Dalgliesh last year celebrated its 70th anniversary (it was founded by tartan expert Dixon Dalgliesh to offer a superior-quality tartan). However, it was facing closure not so long ago. “It was going the same way of so many makers; suffering from the manufacturing of cheap tartans out of China, in particular,” says Nick Fiddes, company managing director, who led the purchase of the company by Scotweb. Fiddes saw the opportunity to make tartan at volume (up to 400m of fabric at a time, for organisations such as the British Armed Forces) but also to push harder on creativity and the hand-making of very small runs.

“The manufacture of tartan can be a mix of the modern and the traditional; and we’re now the only maker with the old and much slower shuttle looms, which make for a much higher-quality tartan, and with the capability to make a tartan with a selvedge,” says Fiddes. “But you do have to be more progressive about what tartan can be too. When we stepped in we weren’t from a dyed-in-the-wool tartan background, so wanted to know, for example, why certain colours weren’t being used. That’s down to tradition. But while we don’t want to lose hold of traditions, tartan manufacture has to move with the times. It should be a vibrant culture.”
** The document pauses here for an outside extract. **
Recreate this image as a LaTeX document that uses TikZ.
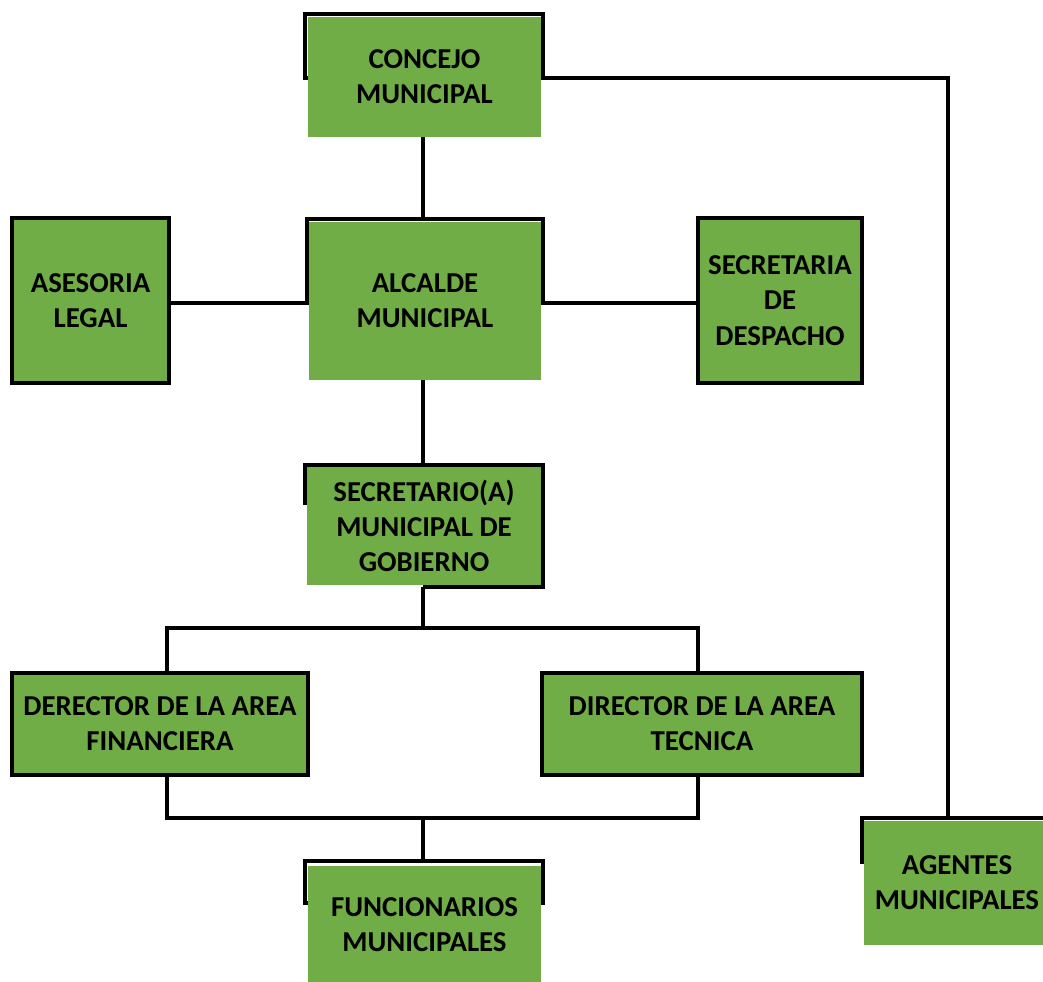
\documentclass[tikz,border=0pt]{standalone}
\usepackage{fontspec}
\setmainfont{Carlito}
\definecolor{verde}{RGB}{112,173,71}
\tikzset{
  marco/.style={draw, line width=2.8pt, inner sep=0pt, outer sep=0pt},
  caja/.style={fill=verde, inner sep=0pt, outer sep=0pt, align=center,
    font=\bfseries\fontsize{20.5}{25}\selectfont},
  linea/.style={line width=2.6pt}
}

\begin{document}
\begin{tikzpicture}[x=0.025cm, y=-0.025cm]
    \useasboundingbox (0,0) rectangle (1043,981);
    % marcos que asoman por detras
    \node[marco, minimum width=5.95cm, minimum height=1.6cm] (mConcejo) at (424,46) {};
    \node[marco, minimum width=5.9cm, minimum height=2.1cm] (mAlcalde) at (425,261) {};
    \node[marco, minimum width=5.95cm, minimum height=0.95cm] (mSecretario) at (424,484) {};
    \draw[marco] (mSecretario.south east) -- ++(0,84) -- ++(-120,0) coordinate (sBase);
    \node[marco, minimum width=5.95cm, minimum height=1.05cm] (mFuncionarios) at (424,882) {};
    \node[marco, minimum width=4.7cm, minimum height=1.1cm] (mAgentes) at (956,840) {};
    % cajas
    \node[caja, minimum width=5.825cm, minimum height=3cm] (concejo) at (424.5,77) {CONCEJO\\MUNICIPAL};
    \node[caja, minimum width=5.8cm, minimum height=3.95cm] (alcalde) at (425,301) {ALCALDE\\MUNICIPAL};
    \node[caja, marco, minimum width=3.925cm, minimum height=4.125cm] (asesoria) at (90.5,300.5) {ASESORIA\\LEGAL};
    \node[caja, marco, minimum width=4.1cm, minimum height=4.125cm] (secretaria) at (780,300.5) {SECRETARIA\\DE\\DESPACHO};
    \node[caja, minimum width=5.85cm, minimum height=2.95cm] (secretario) at (424,526) {SECRETARIO(A)\\MUNICIPAL DE\\GOBIERNO};
    \node[caja, marco, minimum width=7.4cm, minimum height=2.55cm] (derector) at (160,724) {DERECTOR DE LA AREA\\FINANCIERA};
    \node[caja, marco, minimum width=8cm, minimum height=2.55cm] (director) at (702,724) {DIRECTOR DE LA AREA\\TECNICA};
    \node[caja, minimum width=5.825cm, minimum height=2.95cm] (funcionarios) at (424.5,925) {FUNCIONARIOS\\MUNICIPALES};
    \node[caja, minimum width=4.65cm, minimum height=3.1cm] (agentes) at (957,883) {AGENTES\\MUNICIPALES};
    % lineas
    \coordinate (codo) at (948,78);
    \coordinate (bifI) at (167,628);
    \coordinate (bifD) at (698,628);
    \coordinate (uniI) at (167,818);
    \coordinate (uniD) at (698,818);
    \draw[linea] (sBase |- concejo.south) -- (sBase |- mAlcalde.north);
    \draw[linea] (mConcejo.south east) -- (codo) -- (codo |- mAgentes.north);
    \draw[linea] (mAlcalde.south west) -- (mAlcalde.south west -| asesoria.east);
    \draw[linea] (mAlcalde.south east) -- (mAlcalde.south east -| secretaria.west);
    \draw[linea] (sBase |- alcalde.south) -- (sBase |- mSecretario.north);
    \draw[linea] (sBase) |- (bifI) -- (bifI |- derector.north);
    \draw[linea] (sBase |- bifD) -- (bifD) -- (bifD |- director.north);
    \draw[linea] (uniI |- derector.south) -- (uniI) -- (uniD) -- (uniD |- director.south);
    \draw[linea] (sBase |- uniI) -- (sBase |- mFuncionarios.north);
\end{tikzpicture}
\end{document}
The diversity of DC Dalgliesh’s clients speaks to just that: corporate interests such as Canadian airline Westjet; signature tartans designed for whole cities (Kraków recently commissioned its own tartan); film work (it supplied tartan cloths for the making of Netflix’s The Crown); and those used throughout the Gleneagles Hotel. Golfers are represented by the late Arnold Palmer, who had his own tartan. Most are careful to have selected colours of some personal significance (although the idea that certain colours used in tartans have specific meanings is a modern one), with others even having a special number reflected in the weave via the thread count.

Few of those seeking their own tartan are Scottish. Indeed, while tartan has been widely associated with Scotland since the 16th century and was used to distinguish the inhabitants of different regions of Scotland since the early 19th century, tartan is believed to have roots with Celtic peoples more generally back to the 6th century BC.
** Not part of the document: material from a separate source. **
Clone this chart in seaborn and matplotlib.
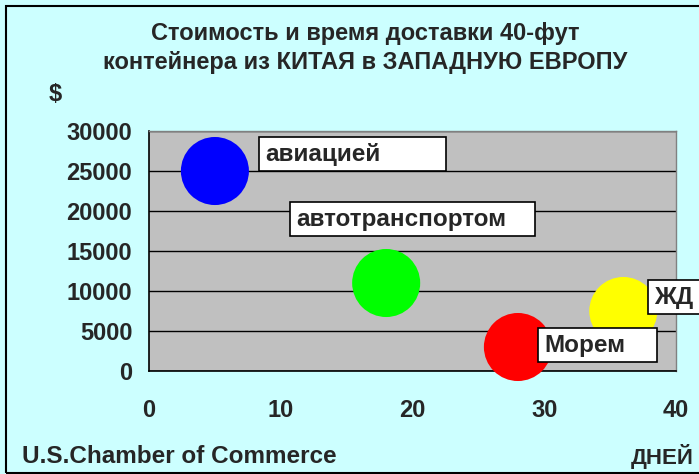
import seaborn as sns
import pandas as pd
import matplotlib.pyplot as plt
from matplotlib.patches import Rectangle

# Data
modes = ['авиацией', 'автотранспортом', 'Морем', 'ЖД']
days = [5, 18, 28, 36]
cost = [25000, 11000, 3000, 7500]
colors = ['#0000ff', '#00ff00', '#ff0000', '#ffff00']

# label box placement relative to each bubble (data units): dx, dy, width
box_layout = [(3.35, 0, 14.2), (-7.3, 5875, 18.6), (1.53, -1875, 9.0), (1.87, -375, 6.0)]
box_h = 4200

df = pd.DataFrame({'mode': modes, 'days': days, 'cost': cost})

sns.set_style('white')
plt.rcParams['font.family'] = ['Liberation Sans', 'DejaVu Sans']
plt.rcParams['font.weight'] = 'bold'

fig = plt.figure(figsize=(6.99, 4.74), dpi=100, facecolor='#ccffff')
ax = fig.add_axes([0.2132, 0.2173, 0.7539, 0.5063])
ax.set_facecolor('#c0c0c0')

sns.scatterplot(data=df, x='days', y='cost', hue='mode', palette=colors,
                s=2400, linewidth=0, legend=False, ax=ax, zorder=5, clip_on=False)

for (x, y, lab), (dx, dy, w) in zip(zip(days, cost, modes), box_layout):
    ax.add_patch(Rectangle((x + dx, y + dy), w, box_h, facecolor='white',
                           edgecolor='black', linewidth=1.2, zorder=6, clip_on=False))
    ax.text(x + dx + 0.45, y + dy + box_h / 2, lab, fontsize=17.5, fontweight='bold',
            va='center', ha='left', zorder=7, clip_on=False)

ax.set_xlim(0, 40)
ax.set_ylim(0, 30000)
ax.set_xticks(range(0, 41, 10))
ax.set_yticks(range(0, 30001, 5000))
ax.yaxis.grid(True, color='black', linewidth=1)
ax.set_axisbelow(True)
ax.tick_params(axis='both', labelsize=17, direction='out', length=6, width=1, color='black')
ax.tick_params(axis='x', pad=14)
ax.tick_params(axis='y', pad=6)
for t in ax.get_xticklabels() + ax.get_yticklabels():
    t.set_fontweight('bold')
ax.set_xlabel('')
ax.set_ylabel('')
for side in ['left', 'bottom']:
    ax.spines[side].set_color('black')
    ax.spines[side].set_linewidth(1.2)
for side in ['top', 'right']:
    ax.spines[side].set_color('#808080')
    ax.spines[side].set_linewidth(1)

fig.text(0.522, 0.930, 'Стоимость и время доставки 40-фут', ha='center', va='center',
         fontsize=17, fontweight='bold')
fig.text(0.522, 0.869, 'контейнера из КИТАЯ в ЗАПАДНУЮ ЕВРОПУ', ha='center', va='center',
         fontsize=17, fontweight='bold')
fig.text(0.079, 0.800, '$', ha='center', va='center', fontsize=17, fontweight='bold')
fig.text(0.031, 0.037, 'U.S.Chamber of Commerce', ha='left', va='center',
         fontsize=17.5, fontweight='bold')
fig.text(0.992, 0.037, 'ДНЕЙ', ha='right', va='center', fontsize=16, fontweight='bold')

# outer chart border (right side is cut off in the original)
fig.add_artist(Rectangle((0.009, 0.003), 1.2, 0.984, transform=fig.transFigure,
                         fill=False, edgecolor='black', linewidth=1.5))

fig.savefig('out.png', dpi=100, facecolor=fig.get_facecolor())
“The idea that you must be Scottish to have your own tartan is really a big myth too,” explains Fiddes. “There are some conventions, of course. It’s not the done thing to use the Queen’s Balmoral tartan, for example, unless you’re the Queen’s personal piper. But tartan is historically inclusive and has been right back to the old clan system. It wasn’t just the MacDonalds who wore the MacDonald tartan.”

That’s MacDonalds, not McDonald’s, by the way, although it would be small surprise if the fast-food giant had its own tartan soon enough. After all, tartan is enjoying something of a revival: current autumn/winter collections from Balenciaga, Dolce & Gabbana, Louis Vuitton, Calvin Klein and Isabel Marant, Stella McCartney, Hermès and Chloé all featured plaids. However, this is a revival that tartan manufacturers have seen before. “It’s become a standing joke with us when someone in the fashion industry announces that ‘tartan is back’,” chuckles Fiddes. “There seems to be a constant rediscovery of tartan by designers and has been since the 1960s.”
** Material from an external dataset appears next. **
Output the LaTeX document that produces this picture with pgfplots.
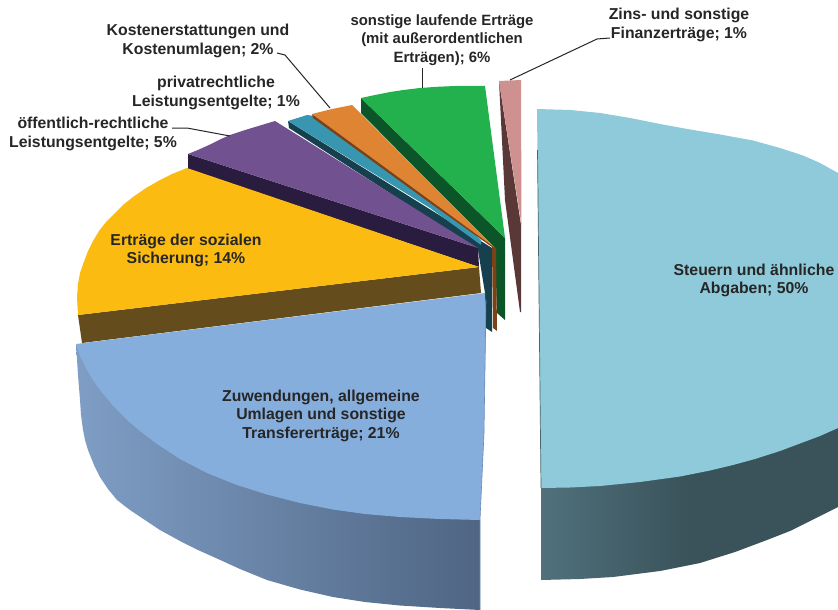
\documentclass[border=0pt]{standalone}
\usepackage{pgfplots}
\pgfplotsset{compat=1.18}
\usepackage{fontspec}
\setmainfont{Liberation Sans}
\definecolor{teal1}{HTML}{8ECAD9}
\definecolor{blue1}{HTML}{86AEDD}
\definecolor{yellow1}{HTML}{FBBB10}
\definecolor{brown1}{HTML}{654C1C}
\definecolor{purple1}{HTML}{71518F}
\definecolor{purple2}{HTML}{2A1C3E}
\definecolor{smteal1}{HTML}{3896B0}
\definecolor{smteal2}{HTML}{17404F}
\definecolor{orange1}{HTML}{DF8433}
\definecolor{orange2}{HTML}{7A4216}
\definecolor{green1}{HTML}{22B14C}
\definecolor{green2}{HTML}{0B5528}
\definecolor{pink1}{HTML}{CF9090}
\definecolor{pink2}{HTML}{5A3838}
\definecolor{txt}{HTML}{262626}
\definecolor{tealsideL}{HTML}{50717C}
\definecolor{tealsideR}{HTML}{3A525A}
\definecolor{bluesideL}{HTML}{7F9EC5}
\definecolor{bluesideR}{HTML}{4F6583}
\tikzset{lab/.style={font=\fontsize{15.8}{18.5}\selectfont\bfseries, text=txt, align=center, inner sep=0pt}}
\begin{document}
\begin{tikzpicture}
\begin{axis}[
  scale only axis, width=838pt, height=610pt,
  xmin=0, xmax=838, ymin=0, ymax=610, y dir=reverse,
  hide axis, clip=true,
]
\addplot[fill=white, draw=none] coordinates {(0,0)(838,0)(838,610)(0,610)};
% Finanzertraege
\addplot[fill=pink2, draw=none] coordinates {(499,81)(521,225)(521,312)(520,312)(505,200)};
\addplot[fill=pink1, draw=none] coordinates {(499,81)(521,80)(521.5,225)};
% Steuern side and top
\addplot[left color=tealsideL, right color=tealsideR, middle color=tealsideR, draw=none] coordinates {(541,488)(541,580)(580,579)(613,577)(660,571)(700,563)(735,552)(767,540)(790,531)(810,521)(838,507)(838,428)};
\addplot[fill=teal1, draw=none] coordinates {(537,109)(570,110)(600,113)(630,118)(660,124)(690,129.5)(720,134.5)(753,140.5)(780,148)(803,155.5)(820,163)(838,173)(838,428)(820,436)(800,443.5)(780,451)(755,459)(733,465)(710,470.5)(680,476.5)(640,482)(600,486)(570,487.5)(541,488)};
\addplot[draw=teal1!50!black, line width=0.7pt] coordinates {(537.5,150)(541,488)};
% sonstige laufende
\addplot[fill=green2, draw=none] coordinates {(361,98)(361,113)(430,183)(495,248)(497,313)(505,320)(505,238)};
\addplot[fill=green1, draw=none] coordinates {(361,98)(375,95)(390,92)(405,89.8)(420,88)(437,86.8)(455,86)(470,85.8)(485,86)(505,238)};
% privatrechtliche
\addplot[fill=smteal2, draw=none] coordinates {(288,121)(289,128)(430,219)(478,250)(485,293)(486,328)(492,332)(492,248)};
\addplot[fill=smteal1, draw=none] coordinates {(288,121)(307,115)(330,118)(430,195)(481,240)(481,245)(430,208)};
% Kostenerstattungen
\addplot[fill=orange2, draw=none] coordinates {(312,114)(313,118)(430,203)(492,247)(493,328)(497,331)(496,248)};
\addplot[fill=orange1, draw=none] coordinates {(312,114)(322,111.5)(332,109)(342,107)(352,105)(430,183)(494,247)};
% oeffentlich-rechtliche
\addplot[fill=purple2, draw=none] coordinates {(188,154)(188,169)(479,267)(478,248)};
\addplot[fill=purple1, draw=none] coordinates {(188,154)(199,149.5)(210,144.5)(220,139.5)(230,135)(242,131)(255,127)(265,124)(275,121)(478,248)};
% soziale Sicherung
\addplot[fill=brown1, draw=none] coordinates {(78,315)(82,343)(481,293)(479,267)};
\addplot[fill=yellow1, draw=none] coordinates {(187,168)(172,174)(160,180)(146,188)(133,197)(123,205)(114,214)(106,222)(99,231)(93,241)(88,251)(83.5,263)(80,273)(78,284)(77,297)(77.5,306)(78,315)(479,267)};
% Zuwendungen
\addplot[left color=bluesideL, right color=bluesideR, draw=none] coordinates {(76,344)(78,375)(80,400)(81,415)(83,430)(85,440)(88,450)(94,465)(100,477)(108,489)(117,500)(130,510)(145,520)(160,530)(180,541)(198,550)(217,558.5)(240,569)(267,580)(300,589.5)(333,597)(365,602)(400,605.5)(440,608)(480,610)(480,520)};
\addplot[fill=blue1, draw=none] coordinates {(76,344)(485,293)(486,317)(484,433)(480,520)(440,519)(400,517)(365,514)(333,509.5)(300,503)(267,494.5)(237,485)(207,473)(180,459)(157,444)(140,431)(127,420)(112,404.5)(100,390)(92,378.5)(87,370)(80,356)};
\addplot[draw=blue1!80!black, line width=0.6pt] coordinates {(486,300)(484,433)(480,520)(480,610)};
% leader lines
\addplot[draw=txt, line width=1pt] coordinates {(510,80)(597,39)(610,38)};
\addplot[draw=txt, line width=1pt] coordinates {(422,68)(422,88)};
\addplot[draw=txt, line width=1pt] coordinates {(277,53)(285,55)(330,108)};
\addplot[draw=txt, line width=1pt] coordinates {(172,128)(187,128)(230,136)};
% labels
\node[lab] at (axis cs:198,41) {Kostenerstattungen und\\Kostenumlagen; 2\%};
\node[lab] at (axis cs:216,93) {privatrechtliche\\Leistungsentgelte; 1\%};
\node[lab] at (axis cs:93,134) {öffentlich-rechtliche\\Leistungsentgelte; 5\%};
\node[lab] at (axis cs:186,250.5) {Erträge der sozialen\\Sicherung; 14\%};
\node[lab, font=\fontsize{14.9}{18.5}\selectfont\bfseries] at (axis cs:442,40) {sonstige laufende Erträge\\(mit außerordentlichen\\Erträgen); 6\%};
\node[lab] at (axis cs:679,25) {Zins- und sonstige\\Finanzerträge; 1\%};
\node[lab] at (axis cs:754,280.5) {Steuern und ähnliche\\Abgaben; 50\%};
\node[lab] at (axis cs:321,415.5) {Zuwendungen, allgemeine\\Umlagen und sonstige\\Transfererträge; 21\%};
\end{axis}
\end{tikzpicture}
\end{document}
He does, however, stress a distinction between a run-of-the-mill checked fabric and a tartan. “The difference is that a tartan, traditionally, is associated with a certain place, or event, or people,” says Fiddes. “It’s the fact that it has a story associated with it that makes it stand apart and makes each tartan unique.”

A royal connection underscores tartan too. Remarkably, the wearing of tartan was once banned under the Dress Act 1746, which stated that to do so was an act of Scottish rebellion. So when, in 1822, King George IV visited Scotland, the first visit of a reigning monarch in almost two centuries, it was to lead to something of a rapprochement with the pattern, if not an outright craze for it. The bright-red Royal Stewart tartan that came out of that visit remains the most popular of all tartans, and the royal family, notably Prince Charles, has been enthusiastic wearers of it since.

“There’s a reason why some people have referred to tartan as being Scotland’s gift to the world,” says Fiddes, “because it has that association with history, heritage and community, while also being visible at 50 paces. These days it’s regarded more as simply being a beautiful fabric with great use of colour and, like a whisky blender, we often think of finding the right tones for a tartan to be a similar process. But a tartan still resonates in telling people who you are. That’s why people still like the idea of having a tartan that is theirs.”